Design and strategy must collaborate

It’s not surprising that Miller Freeman is axing its fox identity before it is fully launched (see News, page 5). Apart from being unpopular with staff – who were apparently not involved in the rebranding exercise by Enterprise IG – it says little about the media group’s publishing and exhibition interests.

The “ingenuity” it is deemed to portray could be claimed by many a business, regardless of sector, forging only a tenuous link with “the big idea” that underpins the best identities. The execution, meanwhile, is far from elegant.

Identity buffs will argue that Miller Freeman has been a bit hasty. The visual imagery is but the outward sign of a far deeper process to identify and enhance a company’s USP and aspirations, they’ll say. There’s always trouble when there’s change – note the former Newell and Sorrell’s British Airways identity, the BT piper by Wolff Olins and Martin Lambie-Nairn’s work for the BBC, all of which met with bad press. But things settle down eventually.

We’ve heard these justifications many times before, but they’re not good enough. If design is to ram home its point of difference to the business community as it jockeys for position against advertising and management consultancy, there must be creativity in every aspect of the process.

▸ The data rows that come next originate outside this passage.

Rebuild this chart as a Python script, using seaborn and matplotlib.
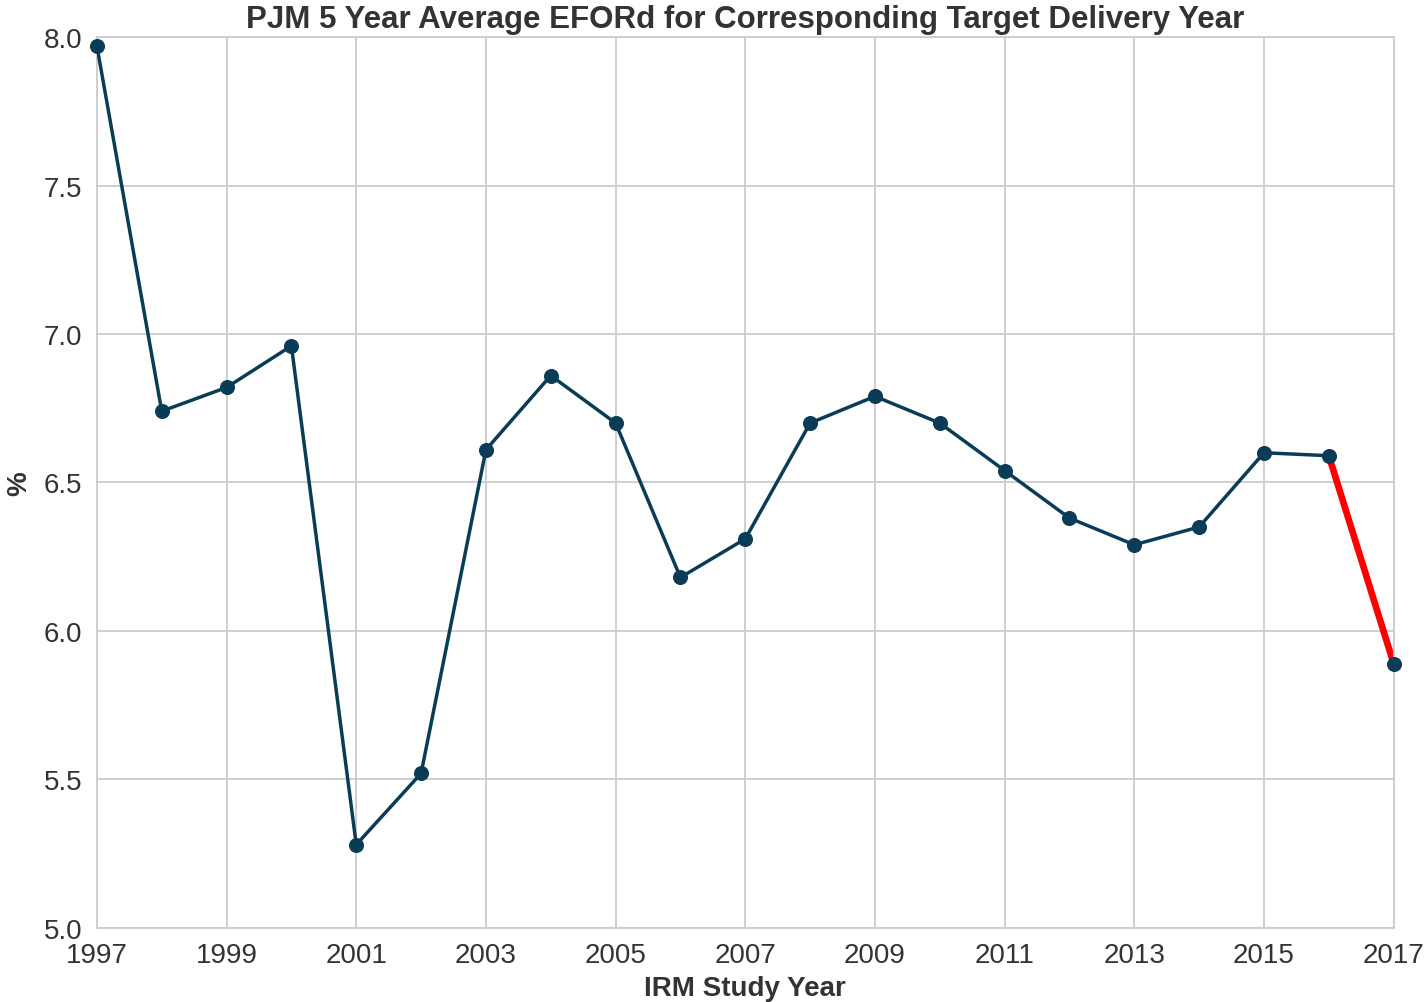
import matplotlib
matplotlib.use("Agg")
import matplotlib.pyplot as plt
import seaborn as sns
import pandas as pd

# IRM study years and 5 year average EFORd (%)
years = [1997, 1998, 1999, 2000, 2001, 2002, 2003, 2004, 2005, 2006, 2007,
         2008, 2009, 2010, 2011, 2012, 2013, 2014, 2015, 2016, 2017]
eford = [7.97, 6.74, 6.82, 6.96, 5.28, 5.52, 6.61, 6.86, 6.70, 6.18, 6.31,
         6.70, 6.79, 6.70, 6.54, 6.38, 6.29, 6.35, 6.60, 6.59, 5.89]
x_ticks = [1997, 1999, 2001, 2003, 2005, 2007, 2009, 2011, 2013, 2015, 2017]
y_ticks = [5.0, 5.5, 6.0, 6.5, 7.0, 7.5, 8.0]

sns.set_style("whitegrid", {"grid.color": ".8", "axes.edgecolor": ".8"})
plt.rcParams['font.family'] = ['Liberation Sans', 'DejaVu Sans']

df = pd.DataFrame({"year": years, "eford": eford})
navy = "#0b3c57"

fig, ax = plt.subplots(figsize=(14.25, 10.03), dpi=100)
fig.subplots_adjust(left=0.068, right=0.978, top=0.962, bottom=0.074)

# last segment highlighted in red
sns.lineplot(data=df.iloc[-2:], x="year", y="eford", color="red", linewidth=4.8, ax=ax, zorder=2)
sns.lineplot(data=df.iloc[:-1], x="year", y="eford", color=navy, linewidth=2.5, ax=ax, zorder=3)
sns.scatterplot(data=df, x="year", y="eford", color=navy, s=100, edgecolor=navy, ax=ax, zorder=4, clip_on=False)

ax.set_xlim(1997, 2017)
ax.set_ylim(5.0, 8.0)
ax.set_xticks(x_ticks)
ax.set_yticks(y_ticks)
ax.set_yticklabels([f"{v:.1f}" for v in y_ticks])
ax.tick_params(labelsize=20, colors="#333333", pad=7)
ax.grid(True, color=".8", linewidth=1.3)
for s in ax.spines.values():
    s.set_color(".8")
    s.set_linewidth(1.3)

ax.set_title("PJM 5 Year Average EFORd for Corresponding Target Delivery Year",
             fontsize=22.5, fontweight="bold", color="#333333", pad=7)
ax.set_xlabel("IRM Study Year", fontsize=20, fontweight="bold", color="#333333", labelpad=5)
ax.set_ylabel("%", fontsize=20, fontweight="bold", color="#333333", labelpad=8)

plt.savefig("out.png", dpi=100)
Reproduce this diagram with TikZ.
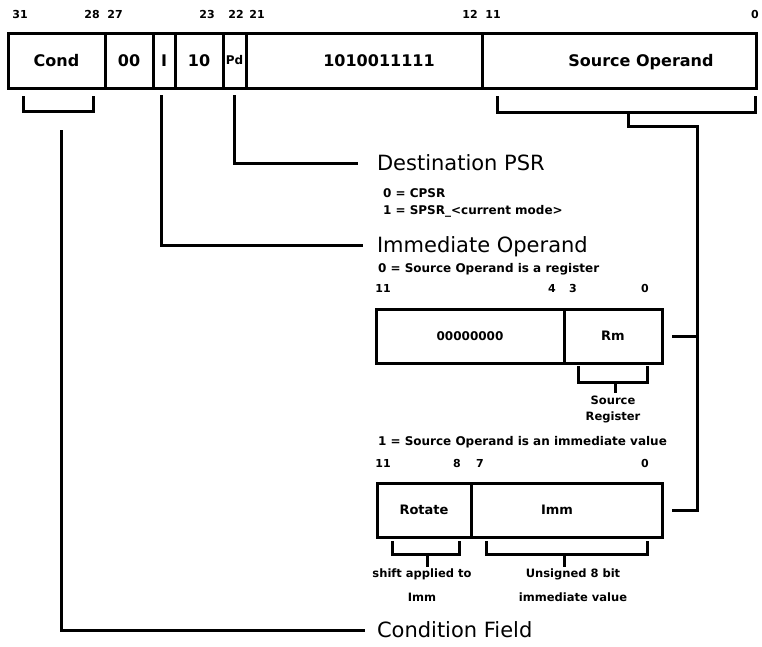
\documentclass[tikz,border=0pt]{standalone}
\usepackage{fontspec}
\setmainfont{DejaVu Sans}
\begin{document}
\begin{tikzpicture}[x=1pt,y=-1pt,
  line width=3pt,
  every node/.style={inner sep=0pt, outer sep=0pt},
  field/.style={draw, line width=3pt, minimum height=55pt, text height=11.7pt, text depth=0pt, font=\bfseries\fontsize{16}{16}\selectfont},
  subfield/.style={draw, line width=3pt, minimum height=54pt, text height=9.5pt, text depth=0pt, font=\bfseries\fontsize{13}{13}\selectfont},
  bitno/.style={font=\bfseries\fontsize{11}{11}\selectfont},
  heading/.style={anchor=west, font=\fontsize{21}{21}\selectfont, text height=15pt, text depth=0pt},
  note/.style={anchor=west, font=\bfseries\fontsize{12}{12}\selectfont},
  caption/.style={align=center},
  wire/.style={line width=3pt}
]
\useasboundingbox (0,0) rectangle (762,646);

% ---- instruction word ----
\node[field, minimum width=97pt]  (cond)  at (56.5,60.5) {Cond};
\node[field, minimum width=48pt]  (zz)    at (129,60.5)  {00};
\node[field, minimum width=22pt]  (ibit)  at (164,60.5)  {I};
\node[field, minimum width=48pt]  (ten)   at (199,60.5)  {10};
\node[field, minimum width=23pt, text height=8.8pt, font=\bfseries\fontsize{12}{12}\selectfont] (pd) at (234.5,60.5) {Pd};
\node[field, minimum width=236pt] (fixed) at (364,60.5)  {\hspace*{30pt}1010011111};
\node[field, minimum width=274pt] (src)   at (619,60.5)  {\hspace*{44pt}Source Operand};

% bit positions
\node[bitno] (b31) at (20,14)  {31};
\node[bitno] (b28) at (92,14)  {28};
\node[bitno] (b27) at (115,14) {27};
\node[bitno] (b23) at (207,14) {23};
\node[bitno] (b22) at (236,14) {22};
\node[bitno] (b21) at (257,14) {21};
\node[bitno] (b12) at (470,14) {12};
\node[bitno] (b11) at (493,14) {11};
\node[bitno] (b0)  at (755,14) {0};

% ---- headings and notes ----
\node[heading] (dest)  at (377,163) {Destination PSR};
\node[note]    (cpsr)  at (383,193) {0 = CPSR};
\node[note]    (spsr)  at (383,211) {1 = SPSR\_<current mode>};
\node[heading] (immop) at (377,245) {Immediate Operand};
\node[note]    (isreg) at (378,269) {0 = Source Operand is a register};
\node[heading] (condf) at (377,630) {Condition Field};

% ---- register form of the operand ----
\node[bitno] (r11) at (383,288) {11};
\node[bitno] (r4)  at (552,288) {4};
\node[bitno] (r3)  at (573,288) {3};
\node[bitno] (r0)  at (645,288) {0};
\node[subfield, minimum width=188pt, text height=8.8pt, font=\bfseries\fontsize{12}{12}\selectfont] (zeros) at (470,336) {00000000};
\node[subfield, minimum width=98pt] (rm) at (613,336) {Rm};
\node[caption, font=\bfseries\fontsize{11.5}{16}\selectfont] (srcreg) at (613,409) {Source\\Register};

% ---- immediate form of the operand ----
\node[note] (isimm) at (378,442) {1 = Source Operand is an immediate value};
\node[bitno] (i11) at (383,463) {11};
\node[bitno] (i8)  at (457,463) {8};
\node[bitno] (i7)  at (480,463) {7};
\node[bitno] (i0)  at (645,463) {0};
\node[subfield, minimum width=94pt]  (rot) at (424,510)   {Rotate};
\node[subfield, minimum width=191pt] (imm) at (566.5,510) {Imm\hspace*{19pt}};
\node[caption, font=\bfseries\fontsize{11.5}{24}\selectfont] (shiftlab) at (422,585) {shift applied to\\Imm};
\node[caption, font=\bfseries\fontsize{11.5}{24}\selectfont] (unsig)    at (573,585) {Unsigned 8 bit\\immediate value};

% ---- bracket and stem end points ----
\coordinate (cbl)    at (23,96);
\coordinate (cbr)    at (93,111);
\coordinate (condst) at (61,130);
\coordinate (itop)   at (161,95);
\coordinate (pdtop)  at (234,95);
\coordinate (sbl)    at (497,96);
\coordinate (sbr)    at (755,112);
\coordinate (sbmid)  at (628,112);
\coordinate (bustop) at (697,126);
\coordinate (rbl)    at (578,366);
\coordinate (rbr)    at (647,382);
\coordinate (rbmid)  at (615,382);
\coordinate (tbl)    at (392,541);
\coordinate (tbr)    at (459,554);
\coordinate (tbmid)  at (427,554);
\coordinate (ubl)    at (486,541);
\coordinate (ubr)    at (647,554);
\coordinate (ubmid)  at (564,554);

% brackets under the fields
\draw[wire] (cbl) |- (cbr) -- (cbr |- cbl);
\draw[wire] (sbl) |- (sbr) -- (sbr |- sbl);
\draw[wire] (rbl) |- (rbr) -- (rbr |- rbl);
\draw[wire] (tbl) |- (tbr) -- (tbr |- tbl);
\draw[wire] (ubl) |- (ubr) -- (ubr |- ubl);

% leaders to the headings
\draw[wire] (pdtop)  |- ([xshift=-19pt]dest.west);
\draw[wire] (itop)   |- ([xshift=-14pt]immop.west);
\draw[wire] (condst) |- ([xshift=-12pt]condf.west);

% source operand bus to both operand forms
\draw[wire] (sbmid) |- (bustop) |- ([xshift=10pt]imm.east);
\draw[wire] (rm.east -| bustop) -- ([xshift=10pt]rm.east);

% stems from the small brackets to their captions
\draw[wire] (rbmid) -- ([yshift=-11pt]rbmid);
\draw[wire] (tbmid) -- ([yshift=-13pt]tbmid);
\draw[wire] (ubmid) -- ([yshift=-13pt]ubmid);
\end{tikzpicture}
\end{document}
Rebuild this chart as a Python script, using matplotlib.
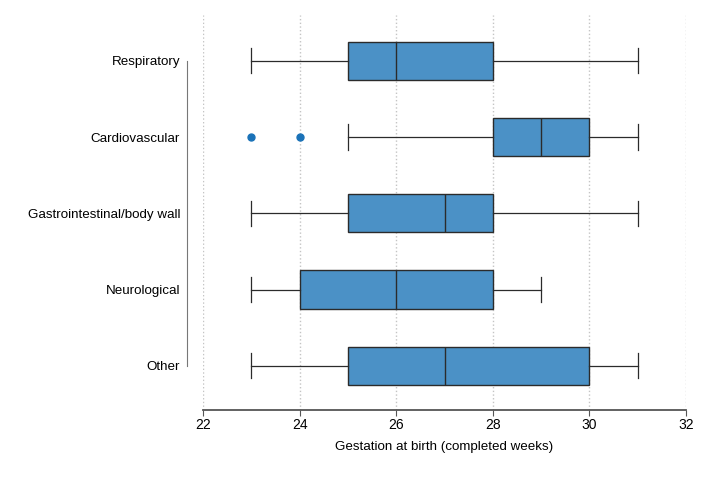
import matplotlib
matplotlib.use("Agg")
import matplotlib.pyplot as plt

plt.rcParams['font.family'] = ['Liberation Sans', 'DejaVu Sans']

categories = ["Respiratory", "Cardiovascular", "Gastrointestinal/body wall",
              "Neurological", "Other"]
whislo = [23, 25, 23, 23, 23]
q1 = [25, 28, 25, 24, 25]
med = [26, 29, 27, 26, 27]
q3 = [28, 30, 28, 28, 30]
whishi = [31, 31, 31, 29, 31]
fliers = [[], [23, 24], [], [], []]

stats = []
for i in range(len(categories)):
    stats.append(dict(label=categories[i], whislo=whislo[i], q1=q1[i],
                      med=med[i], q3=q3[i], whishi=whishi[i],
                      fliers=fliers[i]))

fig = plt.figure(figsize=(7.2, 4.8), dpi=100)
ax = fig.add_axes([203/720, 1-410/480, 483/720, 395/480])

pos = list(range(len(categories)))
ax.bxp(stats, positions=pos, vert=False, widths=0.5, patch_artist=True,
       showfliers=True,
       boxprops=dict(facecolor='#4b91c6', edgecolor='#2b2b2b', linewidth=1),
       medianprops=dict(color='#2b2b2b', linewidth=1),
       whiskerprops=dict(color='#2b2b2b', linewidth=0.9),
       capprops=dict(color='#2b2b2b', linewidth=0.9),
       capwidths=0.33,
       flierprops=dict(marker='o', markerfacecolor='#1a72b8',
                       markeredgecolor='#1a72b8', markersize=5))

ax.set_xlim(22, 32)
ax.set_ylim(4.58, -0.6)
ax.set_xticks(range(22, 33, 2))
ax.set_yticks(pos)
ax.set_yticklabels(categories)
ax.grid(axis='x', linestyle=':', color='#c4c4c4', linewidth=1)
ax.set_axisbelow(True)

for s in ['top', 'right']:
    ax.spines[s].set_visible(False)
ax.spines['left'].set_position(('outward', 11.5))
ax.spines['left'].set_bounds(0, 4)
ax.spines['left'].set_color('#777777')
ax.spines['bottom'].set_color('#555555')
ax.spines['bottom'].set_linewidth(1.3)
ax.tick_params(axis='y', length=0, pad=5, labelsize=9.6)
ax.tick_params(axis='x', length=4, pad=2, color='#555555', labelsize=10)
ax.set_xlabel("Gestation at birth (completed weeks)", fontsize=9.6, labelpad=6)

fig.savefig("out.png", dpi=100)
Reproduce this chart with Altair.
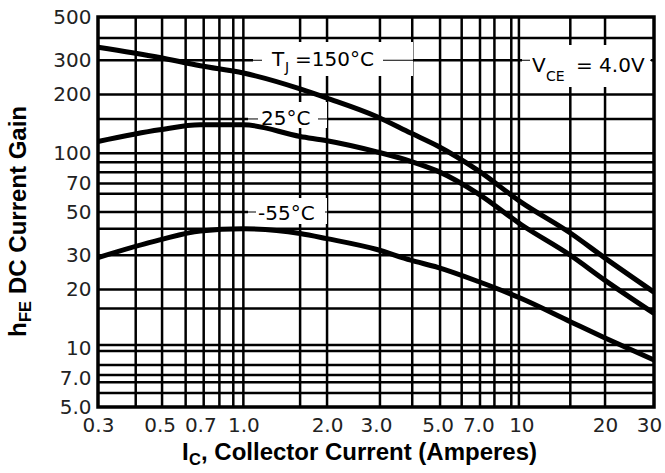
import altair as alt
import pandas as pd

# ---- data ----
ic_values = [0.3, 0.5, 0.7, 1.0, 1.6, 2.0, 3.0, 4.0, 5.0, 7.0, 10, 15, 20, 30]
hfe_150 = [350, 310, 281, 258, 214, 192, 155, 127, 109, 81.5, 56, 39, 29, 19.4]
hfe_25 = [115, 132, 140, 140, 122, 116, 102, 91, 81, 62, 43, 30, 22.3, 15.1]
hfe_m55 = [29.2, 36, 40, 41, 38.8, 36.5, 32.2, 28.3, 26, 22, 18, 13.7, 11.3, 8.7]
series_names = ["150", "25", "-55"]

x_ticks = [0.3, 0.5, 0.7, 1.0, 2.0, 3.0, 5.0, 7.0, 10, 20, 30]
y_ticks = [5, 7, 10, 20, 30, 50, 70, 100, 200, 300, 500]
x_grid = [0.41, 0.51, 0.62, 0.72, 0.82, 0.92, 1.0, 1.6, 2.0, 3.1, 4.05, 5.1, 6.1, 7.1, 8.0, 9.2, 9.8, 15, 20]
y_grid = [390, 300, 200, 150, 100, 90, 80, 70, 62, 50, 41, 30, 20, 16, 10.4, 9.7, 8.2, 7.3, 6.7, 5.9]

rows = []
for name, vals in zip(series_names, [hfe_150, hfe_25, hfe_m55]):
    for x, y in zip(ic_values, vals):
        rows.append({"ic": x, "hfe": y, "series": name})
curves = pd.DataFrame(rows)

W, H = 556, 390
xs = alt.Scale(type="log", domain=[0.3, 30], nice=False)
ys = alt.Scale(type="log", domain=[5, 500], nice=False)
label_expr = "datum.value < 10 ? format(datum.value, '.1f') : format(datum.value, 'd')"
LBL_FONT = "DejaVu Sans"
TTL_FONT = "Liberation Sans"

one = pd.DataFrame({"k": [0]})

base_axes = alt.Chart(curves).mark_line(opacity=0).encode(
    x=alt.X("ic:Q", scale=xs, axis=alt.Axis(values=x_ticks, labelExpr=label_expr, grid=False, ticks=False,
                                             domain=False, title=None, labelFont=LBL_FONT, labelFontSize=20,
                                             labelColor="#222", labelPadding=8, labelFlush=False,
                                             labelOverlap=False,
                                             labelOffset={"condition": {"test": "datum.value >= 30", "value": -5},
                                                          "value": 0})),
    y=alt.Y("hfe:Q", scale=ys, axis=alt.Axis(values=y_ticks, labelExpr=label_expr, grid=False, ticks=False,
                                              domain=False, title=None, labelFont=LBL_FONT, labelFontSize=20,
                                              labelColor="#222", labelPadding=7, labelFlush=False,
                                              labelOverlap=False)),
)

vgrid = alt.Chart(pd.DataFrame({"v": x_grid})).mark_rule(color="black", strokeWidth=2.5).encode(
    x=alt.X("v:Q", scale=xs))
hgrid = alt.Chart(pd.DataFrame({"h": y_grid})).mark_rule(color="black", strokeWidth=2.5).encode(
    y=alt.Y("h:Q", scale=ys))


def box(x1, x2, y1, y2):
    return alt.Chart(one).mark_rect(color="white").encode(
        x=alt.value(x1), x2=alt.value(x2), y=alt.value(y1), y2=alt.value(y2))


def thin(x1, x2, level):
    return alt.Chart(one).mark_rule(color="black", strokeWidth=1).encode(
        x=alt.value(x1), x2=alt.value(x2), y=alt.datum(level, scale=ys))


def txt(s, x, y, size, font=LBL_FONT, weight="normal", angle=0, color="black"):
    return alt.Chart(one).mark_text(text=s, align="left", baseline="alphabetic", font=font, fontSize=size,
                                    fontWeight=weight, angle=angle, color=color).encode(
        x=alt.value(x), y=alt.value(y))


annot = [
    # T_J = 150°C
    box(155, 315, 25, 59), thin(155, 315, 300), box(164, 285, 30, 56),
    txt("T", 174, 49, 20), txt("J", 187, 55, 14), txt("=150°C", 197, 49, 20),
    # V_CE = 4.0V
    box(424, 553, 28, 69), thin(424, 553, 300), box(432, 552, 32, 70),
    txt("V", 434, 55, 20), txt("CE", 448, 64, 14), txt("= 4.0V", 478, 55, 20),
    # 25°C
    box(150, 229, 85, 111), thin(150, 229, 150), box(160, 220, 87, 111),
    txt("25°C", 163, 108, 20),
    # -55°C
    box(150, 229, 181, 207), thin(150, 229, 50), box(158, 227, 183, 207),
    txt("-55°C", 160, 203, 20),
]

lines = alt.Chart(curves).mark_line(color="black", strokeWidth=5, interpolate="monotone").encode(
    x=alt.X("ic:Q", scale=xs), y=alt.Y("hfe:Q", scale=ys), detail="series:N")

frame = alt.Chart(one).mark_rect(fillOpacity=0, stroke="black", strokeWidth=3.5).encode(
    x=alt.value(0), x2=alt.value(W), y=alt.value(0), y2=alt.value(H))

titles = [
    txt("I", 84, 443, 24, font=TTL_FONT, weight="bold"),
    txt("C", 91, 448, 16.5, font=TTL_FONT, weight="bold"),
    txt(", Collector Current (Amperes)", 103, 443, 24, font=TTL_FONT, weight="bold"),
    txt("h", -72, 320, 24, font=TTL_FONT, weight="bold", angle=270),
    txt("FE", -67, 305, 16.5, font=TTL_FONT, weight="bold", angle=270),
    txt("DC Current Gain", -72, 277, 24, font=TTL_FONT, weight="bold", angle=270),
]

chart = alt.layer(base_axes, vgrid, hgrid, *annot, lines, frame, *titles).properties(
    width=W, height=H,
    autosize=alt.AutoSizeParams(type="none"),
    padding={"left": 98, "top": 17, "right": 11, "bottom": 66},
).configure_view(stroke=None).configure(background="white")

chart.save("out.html", embed_options={"renderer": "svg", "actions": False})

Enterprise IG and other identity giants wield influence in boardrooms across the globe because of the quality of their thinking and their ability to help clients handle change. But if the visual manifestation of those cultural shifts miss the mark, design’s reputation won’t grow. If the design isn’t the best it possibly could be, based on a great proposition, they are selling the client short.

The same is true of smaller groups that excel at design, but have jumped on the bandwagon, claiming to be expert at strategic thinking. Very few are, though they have a good deal to offer in terms of visual talent and knowledge of a market sector. How much better if, instead of over-extending themselves, they collaborated on projects with more strategic agencies.

We hear increasingly of creative groups trying to step outside the frame and offer clients a different service. The Fourth Room, whose first FutureScape report is due out next week (see First Sight, page 9), is such an agency. Though it boasts design doyen Michael Wolff as a director, it isn’t in the business of churning out design, rather ideas that will help shape the future. Yet others less gifted in either visual skills or strategic abilities claim to be capable of both. Might they be more effective sticking to what they’re best at?